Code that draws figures
--*--

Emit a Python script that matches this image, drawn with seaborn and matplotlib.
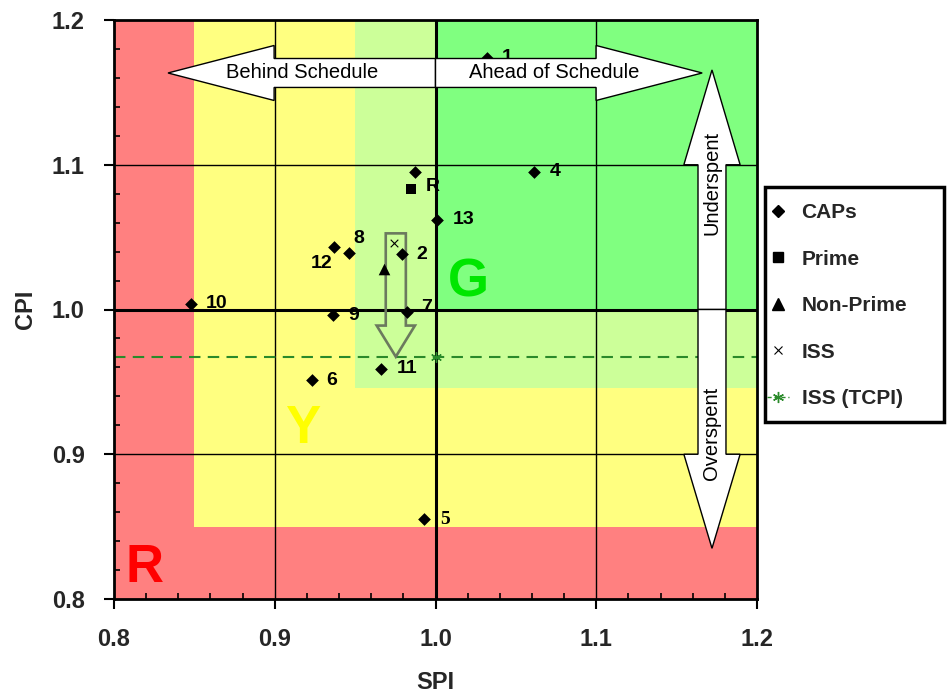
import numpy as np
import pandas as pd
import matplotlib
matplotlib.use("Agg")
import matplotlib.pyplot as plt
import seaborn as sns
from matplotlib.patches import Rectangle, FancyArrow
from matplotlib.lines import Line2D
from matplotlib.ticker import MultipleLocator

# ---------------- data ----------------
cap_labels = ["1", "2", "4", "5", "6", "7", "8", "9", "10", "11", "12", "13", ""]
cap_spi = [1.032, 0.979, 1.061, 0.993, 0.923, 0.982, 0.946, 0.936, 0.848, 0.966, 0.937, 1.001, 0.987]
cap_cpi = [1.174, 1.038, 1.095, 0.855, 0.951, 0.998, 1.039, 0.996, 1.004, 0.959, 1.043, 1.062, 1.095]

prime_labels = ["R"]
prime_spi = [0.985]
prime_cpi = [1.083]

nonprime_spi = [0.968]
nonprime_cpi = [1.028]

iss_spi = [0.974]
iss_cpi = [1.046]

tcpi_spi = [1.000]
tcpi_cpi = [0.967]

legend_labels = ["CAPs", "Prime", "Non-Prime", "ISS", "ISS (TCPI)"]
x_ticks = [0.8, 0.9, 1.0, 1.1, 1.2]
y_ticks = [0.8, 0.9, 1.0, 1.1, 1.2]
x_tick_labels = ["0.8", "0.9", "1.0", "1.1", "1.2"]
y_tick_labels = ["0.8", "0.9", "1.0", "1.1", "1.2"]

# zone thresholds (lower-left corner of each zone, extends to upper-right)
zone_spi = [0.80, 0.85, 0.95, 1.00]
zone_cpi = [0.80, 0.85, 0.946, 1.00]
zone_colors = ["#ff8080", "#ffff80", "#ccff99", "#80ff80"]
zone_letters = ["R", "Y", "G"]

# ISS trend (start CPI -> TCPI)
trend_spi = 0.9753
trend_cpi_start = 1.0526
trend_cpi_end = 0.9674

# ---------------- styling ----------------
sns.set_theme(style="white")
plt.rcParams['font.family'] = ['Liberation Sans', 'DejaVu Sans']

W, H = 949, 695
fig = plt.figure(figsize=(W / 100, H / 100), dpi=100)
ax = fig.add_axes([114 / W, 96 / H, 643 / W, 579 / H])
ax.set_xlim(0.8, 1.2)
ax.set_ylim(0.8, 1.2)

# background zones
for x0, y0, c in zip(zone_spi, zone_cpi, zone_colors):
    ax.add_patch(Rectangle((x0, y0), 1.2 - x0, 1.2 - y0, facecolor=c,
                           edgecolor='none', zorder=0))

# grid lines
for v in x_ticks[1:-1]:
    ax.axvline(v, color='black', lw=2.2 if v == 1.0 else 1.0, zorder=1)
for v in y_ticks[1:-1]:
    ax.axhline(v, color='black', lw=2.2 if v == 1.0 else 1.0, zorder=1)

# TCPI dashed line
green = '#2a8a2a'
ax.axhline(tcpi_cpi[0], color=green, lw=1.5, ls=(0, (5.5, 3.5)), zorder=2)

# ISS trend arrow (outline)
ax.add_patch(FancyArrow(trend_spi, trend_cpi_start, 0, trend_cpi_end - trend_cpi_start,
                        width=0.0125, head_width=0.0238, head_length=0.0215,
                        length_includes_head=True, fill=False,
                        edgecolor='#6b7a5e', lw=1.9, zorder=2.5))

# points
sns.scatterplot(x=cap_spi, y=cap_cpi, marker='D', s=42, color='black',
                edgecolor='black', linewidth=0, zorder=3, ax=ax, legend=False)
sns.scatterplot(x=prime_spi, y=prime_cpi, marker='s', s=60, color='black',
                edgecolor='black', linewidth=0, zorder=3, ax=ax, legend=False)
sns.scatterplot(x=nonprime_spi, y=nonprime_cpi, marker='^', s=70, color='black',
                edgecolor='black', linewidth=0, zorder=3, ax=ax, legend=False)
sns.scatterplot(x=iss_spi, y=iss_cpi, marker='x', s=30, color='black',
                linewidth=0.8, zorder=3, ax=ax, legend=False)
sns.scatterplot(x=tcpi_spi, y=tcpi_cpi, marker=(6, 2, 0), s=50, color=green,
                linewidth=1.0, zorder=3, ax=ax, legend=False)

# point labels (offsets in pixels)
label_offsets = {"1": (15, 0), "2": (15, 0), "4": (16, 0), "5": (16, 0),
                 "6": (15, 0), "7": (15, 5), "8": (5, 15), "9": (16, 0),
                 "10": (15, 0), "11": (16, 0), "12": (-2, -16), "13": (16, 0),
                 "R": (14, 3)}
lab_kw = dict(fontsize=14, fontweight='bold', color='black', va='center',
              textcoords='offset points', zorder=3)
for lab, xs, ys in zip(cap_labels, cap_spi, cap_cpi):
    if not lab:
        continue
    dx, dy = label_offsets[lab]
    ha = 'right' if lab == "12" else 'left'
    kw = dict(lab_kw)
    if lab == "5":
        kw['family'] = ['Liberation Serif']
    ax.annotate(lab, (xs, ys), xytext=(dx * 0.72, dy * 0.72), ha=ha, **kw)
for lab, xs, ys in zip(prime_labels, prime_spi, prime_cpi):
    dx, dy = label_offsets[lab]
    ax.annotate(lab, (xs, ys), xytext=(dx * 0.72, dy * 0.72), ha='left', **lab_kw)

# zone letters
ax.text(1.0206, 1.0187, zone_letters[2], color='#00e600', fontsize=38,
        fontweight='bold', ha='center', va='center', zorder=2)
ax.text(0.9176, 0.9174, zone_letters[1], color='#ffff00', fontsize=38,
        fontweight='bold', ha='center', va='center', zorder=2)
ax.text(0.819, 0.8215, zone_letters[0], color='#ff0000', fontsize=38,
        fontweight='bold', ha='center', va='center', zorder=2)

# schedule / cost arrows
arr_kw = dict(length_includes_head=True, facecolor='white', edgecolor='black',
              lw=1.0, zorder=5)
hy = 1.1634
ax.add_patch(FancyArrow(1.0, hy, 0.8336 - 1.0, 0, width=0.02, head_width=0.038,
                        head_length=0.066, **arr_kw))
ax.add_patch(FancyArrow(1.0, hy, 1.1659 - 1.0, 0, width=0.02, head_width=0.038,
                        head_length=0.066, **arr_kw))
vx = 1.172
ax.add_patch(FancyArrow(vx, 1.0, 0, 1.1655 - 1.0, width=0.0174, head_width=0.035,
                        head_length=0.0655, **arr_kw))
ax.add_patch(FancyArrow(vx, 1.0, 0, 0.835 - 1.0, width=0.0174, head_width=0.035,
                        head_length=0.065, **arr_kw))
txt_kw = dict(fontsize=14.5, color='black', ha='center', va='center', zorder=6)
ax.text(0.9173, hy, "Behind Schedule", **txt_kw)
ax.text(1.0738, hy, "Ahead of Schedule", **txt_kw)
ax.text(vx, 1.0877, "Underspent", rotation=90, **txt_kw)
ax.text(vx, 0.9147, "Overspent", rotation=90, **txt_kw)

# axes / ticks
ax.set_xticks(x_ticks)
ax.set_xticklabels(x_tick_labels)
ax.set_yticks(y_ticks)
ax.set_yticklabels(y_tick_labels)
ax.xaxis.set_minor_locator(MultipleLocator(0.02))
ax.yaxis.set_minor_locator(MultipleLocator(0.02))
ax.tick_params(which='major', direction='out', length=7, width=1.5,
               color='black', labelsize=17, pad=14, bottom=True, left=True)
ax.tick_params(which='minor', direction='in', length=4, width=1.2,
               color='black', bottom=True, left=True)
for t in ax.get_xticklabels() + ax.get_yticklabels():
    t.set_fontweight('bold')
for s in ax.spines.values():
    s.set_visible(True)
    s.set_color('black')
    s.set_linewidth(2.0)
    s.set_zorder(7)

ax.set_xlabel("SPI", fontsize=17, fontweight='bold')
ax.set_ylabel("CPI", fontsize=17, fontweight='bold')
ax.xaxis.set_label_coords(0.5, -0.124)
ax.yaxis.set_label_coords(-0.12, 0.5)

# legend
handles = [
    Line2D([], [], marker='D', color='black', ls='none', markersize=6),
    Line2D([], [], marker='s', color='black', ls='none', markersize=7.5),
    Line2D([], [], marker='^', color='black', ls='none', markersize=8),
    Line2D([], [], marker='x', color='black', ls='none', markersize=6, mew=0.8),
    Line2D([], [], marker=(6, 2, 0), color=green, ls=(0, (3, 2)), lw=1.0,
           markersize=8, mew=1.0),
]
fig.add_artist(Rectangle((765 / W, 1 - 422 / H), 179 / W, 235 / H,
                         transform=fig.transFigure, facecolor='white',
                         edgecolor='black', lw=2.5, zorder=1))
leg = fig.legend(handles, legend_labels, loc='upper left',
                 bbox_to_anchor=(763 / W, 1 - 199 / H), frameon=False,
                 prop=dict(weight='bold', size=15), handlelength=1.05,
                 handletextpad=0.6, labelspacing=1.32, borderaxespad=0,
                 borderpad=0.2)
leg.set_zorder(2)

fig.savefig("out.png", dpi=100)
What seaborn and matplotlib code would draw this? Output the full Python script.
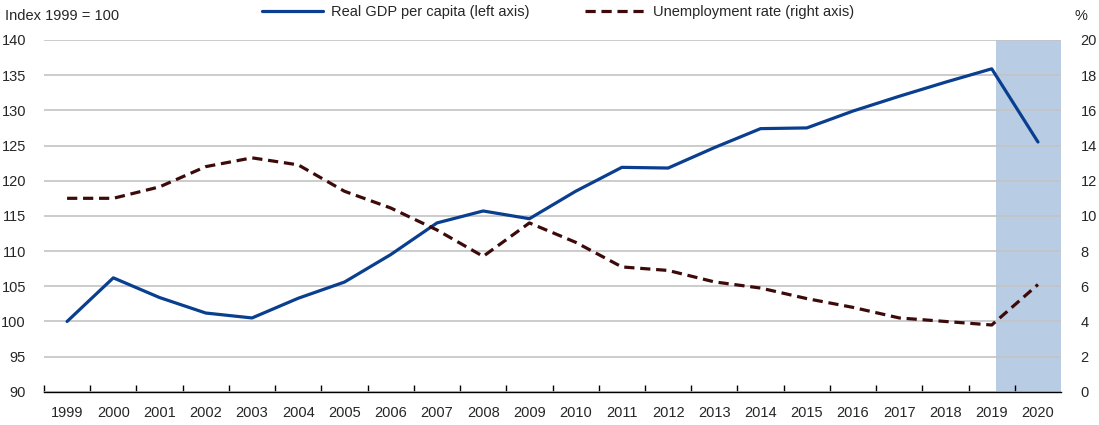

--*--

◆ Work to be completed
Restate only the lines running from the start of the material above through the line containing "(5.5, 3.5)), zorder=2)", ends included. No pictures.

◆ Problem solution
Emit a Python script that matches this image, drawn with seaborn and matplotlib.
import numpy as np
import pandas as pd
import matplotlib
matplotlib.use("Agg")
import matplotlib.pyplot as plt
import seaborn as sns
from matplotlib.patches import Rectangle, FancyArrow
from matplotlib.lines import Line2D
from matplotlib.ticker import MultipleLocator

# ---------------- data ----------------
cap_labels = ["1", "2", "4", "5", "6", "7", "8", "9", "10", "11", "12", "13", ""]
cap_spi = [1.032, 0.979, 1.061, 0.993, 0.923, 0.982, 0.946, 0.936, 0.848, 0.966, 0.937, 1.001, 0.987]
cap_cpi = [1.174, 1.038, 1.095, 0.855, 0.951, 0.998, 1.039, 0.996, 1.004, 0.959, 1.043, 1.062, 1.095]

prime_labels = ["R"]
prime_spi = [0.985]
prime_cpi = [1.083]

nonprime_spi = [0.968]
nonprime_cpi = [1.028]

iss_spi = [0.974]
iss_cpi = [1.046]

tcpi_spi = [1.000]
tcpi_cpi = [0.967]

legend_labels = ["CAPs", "Prime", "Non-Prime", "ISS", "ISS (TCPI)"]
x_ticks = [0.8, 0.9, 1.0, 1.1, 1.2]
y_ticks = [0.8, 0.9, 1.0, 1.1, 1.2]
x_tick_labels = ["0.8", "0.9", "1.0", "1.1", "1.2"]
y_tick_labels = ["0.8", "0.9", "1.0", "1.1", "1.2"]

# zone thresholds (lower-left corner of each zone, extends to upper-right)
zone_spi = [0.80, 0.85, 0.95, 1.00]
zone_cpi = [0.80, 0.85, 0.946, 1.00]
zone_colors = ["#ff8080", "#ffff80", "#ccff99", "#80ff80"]
zone_letters = ["R", "Y", "G"]

# ISS trend (start CPI -> TCPI)
trend_spi = 0.9753
trend_cpi_start = 1.0526
trend_cpi_end = 0.9674

# ---------------- styling ----------------
sns.set_theme(style="white")
plt.rcParams['font.family'] = ['Liberation Sans', 'DejaVu Sans']

W, H = 949, 695
fig = plt.figure(figsize=(W / 100, H / 100), dpi=100)
ax = fig.add_axes([114 / W, 96 / H, 643 / W, 579 / H])
ax.set_xlim(0.8, 1.2)
ax.set_ylim(0.8, 1.2)

# background zones
for x0, y0, c in zip(zone_spi, zone_cpi, zone_colors):
    ax.add_patch(Rectangle((x0, y0), 1.2 - x0, 1.2 - y0, facecolor=c,
                           edgecolor='none', zorder=0))

# grid lines
for v in x_ticks[1:-1]:
    ax.axvline(v, color='black', lw=2.2 if v == 1.0 else 1.0, zorder=1)
for v in y_ticks[1:-1]:
    ax.axhline(v, color='black', lw=2.2 if v == 1.0 else 1.0, zorder=1)

# TCPI dashed line
green = '#2a8a2a'
ax.axhline(tcpi_cpi[0], color=green, lw=1.5, ls=(0, (5.5, 3.5)), zorder=2)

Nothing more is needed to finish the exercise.